- Interactive map of Bootleg
- Bootleg Location within Texas Bootleg Bootleg (the United States)
- Coordinates: 34°49′44″N 102°48′51″W﻿ / ﻿34.82889°N 102.81417°W
- Country: United States
- State: Texas
- County: Deaf Smith County
- Postal code: 79035

= Bootleg, Texas =

Bootleg, also known as Bootleg Corner, is a small, unincorporated community in southwestern Deaf Smith County, Texas, United States, located 4124 feet (1257 meters) above sea level.

== Etymology ==
There are two theories regarding the etymology of this community's name. One suggests that it is associated with the Moonshine Sheep Camp, a campsite for cowboys and travellers from La Plata to Endee, where moonshine was available. Another theory ties it to a "bootleg school"; a small school that was relocated several times by land agents working for the Capitol Syndicate to deceive potential customers into thinking that there was a school near the land they were investing into.

== History ==
One of the first real schools in the area was the Messenger school, with J. N. Messenger as its founder. After that, a school called the Walcott School was built amid the Walcott, Piatt, Arnold, and O'Brien ranches in 1914, which changed location several times until 1950, when the ranch where it was located became a part of the Walcott district and an unnamed brick school was erected on the north of Bootleg.

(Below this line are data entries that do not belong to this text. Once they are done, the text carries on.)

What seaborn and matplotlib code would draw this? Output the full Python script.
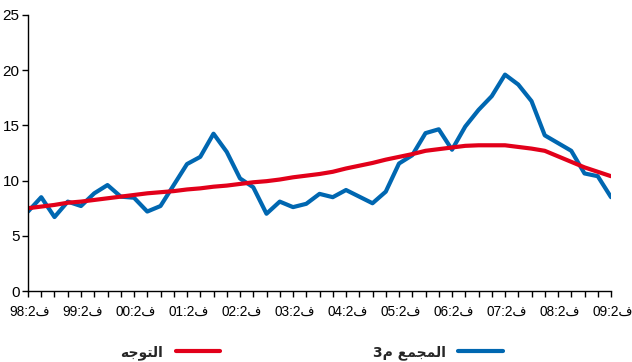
import numpy as np
import pandas as pd
import matplotlib
matplotlib.use("Agg")
import matplotlib.pyplot as plt
import matplotlib.transforms as mtransforms
from matplotlib.ticker import MultipleLocator, FixedLocator, FixedFormatter
import seaborn as sns

# Quarterly observations, 1998 Q2 .. 2009 Q2
m3_values = [7.2, 8.5, 6.7, 8.1, 7.7, 8.85, 9.6, 8.55, 8.45, 7.2,
             7.7, 9.6, 11.5, 12.15, 14.25, 12.6, 10.2, 9.4, 7.0, 8.1,
             7.6, 7.9, 8.8, 8.5, 9.15, 8.55, 7.95, 9.0, 11.55, 12.3,
             14.3, 14.65, 12.8, 14.9, 16.4, 17.65, 19.6, 18.7, 17.2, 14.1,
             13.4, 12.7, 10.65, 10.4, 8.5]
trend_values = [7.5, 7.65, 7.8, 8.0, 8.1, 8.25, 8.4, 8.55, 8.7, 8.85,
                8.95, 9.05, 9.2, 9.3, 9.45, 9.55, 9.7, 9.85, 9.95, 10.1,
                10.3, 10.45, 10.6, 10.8, 11.1, 11.35, 11.6, 11.9, 12.15, 12.4,
                12.7, 12.85, 13.0, 13.15, 13.2, 13.2, 13.2, 13.05, 12.9, 12.7,
                12.2, 11.7, 11.2, 10.8, 10.4]
year_labels = ["98:2", "99:2", "00:2", "01:2", "02:2", "03:2",
               "04:2", "05:2", "06:2", "07:2", "08:2", "09:2"]
quarter_mark = "\u0641"  # ف

# Arabic legend labels written in visual (left-to-right, shaped) order
label_trend = "\uFEEA\uFE9F\uFEEE\uFE98\uFEDF\uFE8D"            # التوجه
label_m3 = "3\uFEE1 \uFECA\uFEE4\uFEA0\uFEE4\uFEDF\uFE8D"        # المجمع م3

blue = "#0067B1"
red = "#E2001A"

n = len(m3_values)
df = pd.DataFrame({
    "q": list(range(n)) * 2,
    "value": m3_values + trend_values,
    "series": ["m3"] * n + ["trend"] * n,
})

sns.set_theme(style="ticks")
plt.rcParams["font.family"] = ["Liberation Sans", "DejaVu Sans"]

fig = plt.figure(figsize=(6.32, 3.62), dpi=100)
ax = fig.add_axes([0.0443, 0.196, 0.9225, 0.7626])

sns.lineplot(data=df, x="q", y="value", hue="series",
             palette={"m3": blue, "trend": red},
             hue_order=["m3", "trend"], linewidth=3.0, ax=ax, legend=False)

ax.set_xlim(0, n - 1)
ax.set_ylim(0, 25)
ax.set_xlabel("")
ax.set_ylabel("")

ax.yaxis.set_major_locator(MultipleLocator(5))
ax.tick_params(axis="y", direction="out", length=4, width=1, color="black",
               labelsize=11, pad=2, labelcolor="black")

# Tick marks every quarter, labels every fourth quarter
ax.xaxis.set_major_locator(FixedLocator(np.arange(0, n, 4)))
ax.xaxis.set_major_formatter(FixedFormatter([y + quarter_mark for y in year_labels]))
ax.xaxis.set_minor_locator(MultipleLocator(1))
ax.tick_params(axis="x", which="both", direction="out", length=4, width=1,
               color="black", labelsize=9.8, pad=6, labelcolor="black")
shift = mtransforms.ScaledTranslation(2 / 100, 0, fig.dpi_scale_trans)
for lbl in ax.get_xticklabels():
    lbl.set_horizontalalignment("center")
    lbl.set_transform(lbl.get_transform() + shift)

for side in ("top", "right"):
    ax.spines[side].set_visible(False)
for side in ("left", "bottom"):
    ax.spines[side].set_color("black")
    ax.spines[side].set_linewidth(1)

handles = [plt.Line2D([], [], color=red, linewidth=3.0),
           plt.Line2D([], [], color=blue, linewidth=3.0)]
leg = fig.legend(handles, [label_trend, label_m3], ncol=2, markerfirst=False,
                 frameon=False, loc="center", bbox_to_anchor=(0.493, 0.027),
                 handlelength=3.2, handletextpad=0.9, columnspacing=11.0,
                 prop={"family": ["DejaVu Sans"], "weight": "bold", "size": 10})

fig.savefig("out.png", dpi=100)
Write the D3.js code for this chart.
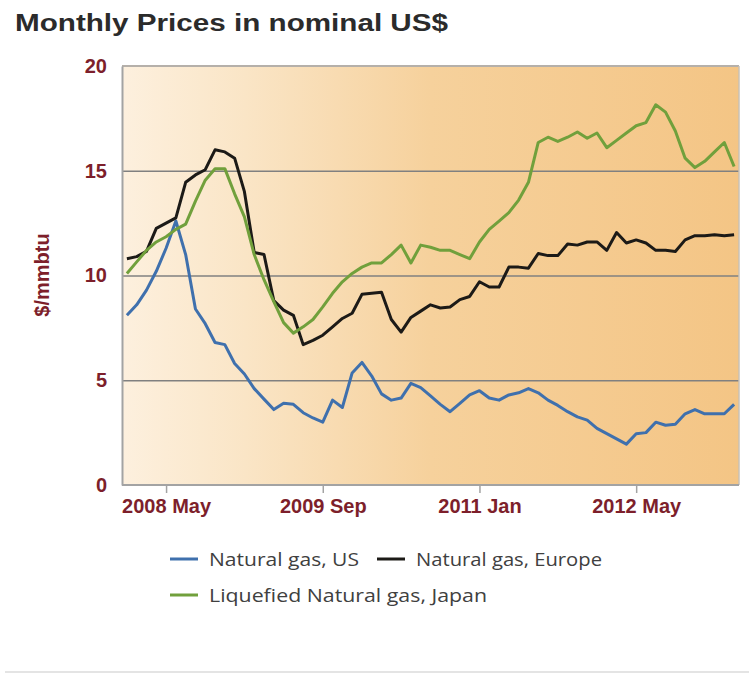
<!DOCTYPE html>
<html>
<head>
<meta charset="utf-8">
<script src="https://cdn.jsdelivr.net/npm/d3@7"></script>
<style>
  body { margin: 0; background: #fff; }
  svg { display: block; }
</style>
</head>
<body>
<div id="chart"></div>
<script>
(function() {
var width = 749,
  height = 676;

// monthly, 2008 Jan .. 2013 Mar
var months = d3.timeMonth.range(new Date(2008, 0, 1), new Date(2013, 3, 1))
  .map(d3.timeFormat("%Y-%m"));

var tickMonths = ["2008-05", "2009-09", "2011-01", "2012-05"];
var tickLabels = ["2008 May", "2009 Sep", "2011 Jan", "2012 May"];
var yTicks = [0, 5, 10, 15, 20];

var usGas = [8.1, 8.6, 9.3, 10.2, 11.3, 12.6, 11.0, 8.4, 7.7, 6.8, 6.7, 5.8,
  5.3, 4.6, 4.1, 3.6, 3.9, 3.85, 3.45, 3.2, 3.0, 4.05, 3.7, 5.35,
  5.85, 5.2, 4.35, 4.05, 4.15, 4.85, 4.65, 4.25, 3.85, 3.5, 3.9, 4.3,
  4.5, 4.15, 4.05, 4.3, 4.4, 4.6, 4.4, 4.05, 3.8, 3.5, 3.25, 3.1,
  2.7, 2.45, 2.2, 1.95, 2.45, 2.5, 3.0, 2.85, 2.9, 3.4, 3.6, 3.4,
  3.4, 3.4, 3.85];

var europeGas = [10.8, 10.9, 11.15, 12.25, 12.5, 12.75, 14.45, 14.8, 15.05, 16.0, 15.9, 15.6,
  14.0, 11.1, 11.0, 8.8, 8.35, 8.1, 6.7, 6.9, 7.15, 7.55, 7.95, 8.2,
  9.1, 9.15, 9.2, 7.9, 7.3, 8.0, 8.3, 8.6, 8.45, 8.5, 8.85, 9.0,
  9.7, 9.45, 9.45, 10.4, 10.4, 10.35, 11.05, 10.95, 10.95, 11.5, 11.45, 11.6,
  11.6, 11.2, 12.05, 11.55, 11.7, 11.55, 11.2, 11.2, 11.15, 11.7, 11.9, 11.9,
  11.95, 11.9, 11.95];

var japanLng = [10.1, 10.65, 11.2, 11.6, 11.85, 12.2, 12.45, 13.55, 14.55, 15.1, 15.1, 13.9,
  12.8, 11.0, 9.8, 8.75, 7.75, 7.25, 7.55, 7.9, 8.5, 9.15, 9.7, 10.1,
  10.4, 10.6, 10.6, 11.0, 11.45, 10.6, 11.45, 11.35, 11.2, 11.2, 11.0, 10.8,
  11.6, 12.2, 12.6, 13.0, 13.6, 14.45, 16.35, 16.6, 16.4, 16.6, 16.85, 16.55,
  16.8, 16.1, 16.45, 16.8, 17.15, 17.3, 18.15, 17.8, 16.9, 15.6, 15.15, 15.45,
  15.9, 16.35, 15.2];

var seriesNames = ["Natural gas, US", "Natural gas, Europe", "Liquefied Natural gas, Japan"];
var seriesColors = ["#3f70ad", "#1c1a17", "#71a03c"];
var seriesValues = [usGas, europeGas, japanLng];

var left = 122, right = 739, top = 66, bottom = 485;
var labelRed = "#7d1f2b";

var svg = d3.select("#chart")
  .append("svg")
  .attr("width", width)
  .attr("height", height)

var x = d3.scalePoint().domain(months).range([left, right]).padding(0.5)
var y = d3.scaleLinear().domain([0, 20]).range([bottom, top])

// background gradient
var grad = svg.append("defs").append("linearGradient")
  .attr("id", "bg")
  .attr("x1", 0).attr("x2", 1).attr("y1", 0).attr("y2", 0)
grad.append("stop").attr("offset", "0%").attr("stop-color", "#fdf0de")
grad.append("stop").attr("offset", "20%").attr("stop-color", "#fae5c6")
grad.append("stop").attr("offset", "50%").attr("stop-color", "#f6d19c")
grad.append("stop").attr("offset", "100%").attr("stop-color", "#f4c585")

svg.append("rect")
  .attr("x", left).attr("y", top)
  .attr("width", right - left).attr("height", bottom - top)
  .attr("fill", "url(#bg)")

// title
svg.append("text")
  .attr("x", 15).attr("y", 31)
  .attr("font-family", "Liberation Sans, Arial, sans-serif")
  .attr("font-weight", "bold")
  .attr("font-size", 23)
  .attr("fill", "#2b2b2b")
  .attr("textLength", 433)
  .attr("lengthAdjust", "spacingAndGlyphs")
  .text("Monthly Prices in nominal US$")

// gridlines
svg.append("g")
  .attr("transform", "translate(" + left + ",0)")
  .call(d3.axisLeft(y).tickValues([5, 10, 15]).tickSize(-(right - left)).tickFormat(""))
  .call(function(g) { g.select(".domain").remove() })
  .selectAll("line")
  .attr("stroke", "#808080")
  .attr("stroke-width", 1.3)

// frame
svg.append("line")
  .attr("x1", left).attr("x2", right).attr("y1", top).attr("y2", top)
  .attr("stroke", "#b5b0aa").attr("stroke-width", 2)
svg.append("line")
  .attr("x1", right).attr("x2", right).attr("y1", top).attr("y2", bottom)
  .attr("stroke", "#c8c0b6").attr("stroke-width", 1.5)

// y axis
var yAxis = svg.append("g")
  .attr("transform", "translate(" + left + ",0)")
  .call(d3.axisLeft(y).tickValues(yTicks).tickSize(0).tickPadding(15))
yAxis.select(".domain").attr("stroke", "#a3a3a3").attr("stroke-width", 2)
yAxis.selectAll("text")
  .attr("font-family", "Liberation Sans, Arial, sans-serif")
  .attr("font-weight", "bold")
  .attr("font-size", 20)
  .attr("fill", labelRed)

// x axis
var xAxis = svg.append("g")
  .attr("transform", "translate(0," + bottom + ")")
  .call(d3.axisBottom(x).tickValues(tickMonths).tickSize(8).tickPadding(6)
    .tickFormat(function(d) { return tickLabels[tickMonths.indexOf(d)] }))
xAxis.select(".domain").attr("stroke", "#a3a3a3").attr("stroke-width", 2)
  .attr("d", "M" + left + ",0H" + right)
xAxis.selectAll("line").attr("stroke", "#a3a3a3").attr("stroke-width", 1.5)
xAxis.selectAll("text")
  .attr("font-family", "Liberation Sans, Arial, sans-serif")
  .attr("font-weight", "bold")
  .attr("font-size", 20)
  .attr("fill", labelRed)

// y title
svg.append("text")
  .attr("transform", "translate(49,275) rotate(-90)")
  .attr("text-anchor", "middle")
  .attr("font-family", "Liberation Sans, Arial, sans-serif")
  .attr("font-weight", "bold")
  .attr("font-size", 20)
  .attr("fill", labelRed)
  .text("$/mmbtu")

// lines
var line = d3.line()
  .x(function(d, i) { return x(months[i]) })
  .y(function(d) { return y(d) })

svg.selectAll(".series")
  .data(seriesValues)
  .enter().append("path")
  .attr("class", "series")
  .attr("d", line)
  .attr("fill", "none")
  .attr("stroke", function(d, i) { return seriesColors[i] })
  .attr("stroke-width", 3)
  .attr("stroke-linejoin", "round")

// legend
var legendPos = [[170, 559], [377, 559], [170, 595]];
var legendLen = [150, 186, 278];
var legend = svg.selectAll(".legend")
  .data(seriesNames)
  .enter().append("g")
  .attr("class", "legend")
  .attr("transform", function(d, i) { return "translate(" + legendPos[i][0] + "," + legendPos[i][1] + ")" })
legend.append("line")
  .attr("x1", 0).attr("x2", 28)
  .attr("stroke", function(d, i) { return seriesColors[i] })
  .attr("stroke-width", 3)
legend.append("text")
  .attr("x", 39).attr("y", 7)
  .attr("font-family", "Open Sans, sans-serif")
  .attr("font-size", 19)
  .attr("fill", "#404040")
  .attr("textLength", function(d, i) { return legendLen[i] })
  .attr("lengthAdjust", "spacingAndGlyphs")
  .text(function(d) { return d })

// bottom rule
svg.append("line")
  .attr("x1", 5).attr("x2", width).attr("y1", 672).attr("y2", 672)
  .attr("stroke", "#e4e4e4").attr("stroke-width", 2)
})();
</script>
</body>
</html>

During the 1930s no streets were present in the area, but trails were imprinted into the pastures due to frequent use by cars and trucks. At the same time, Bootleg experienced a massive economic growth after Louis Woodford converted the bootleg school into a general store, which then became a trading post for the western part of the Deaf Smith County.

The community has a volunteer fire department called the Bootleg Volunteer Fire Department serving the area around Hereford, with an unknown establishment date.

== Wildlife ==
Antelopes are commonly seen in the Bootleg area.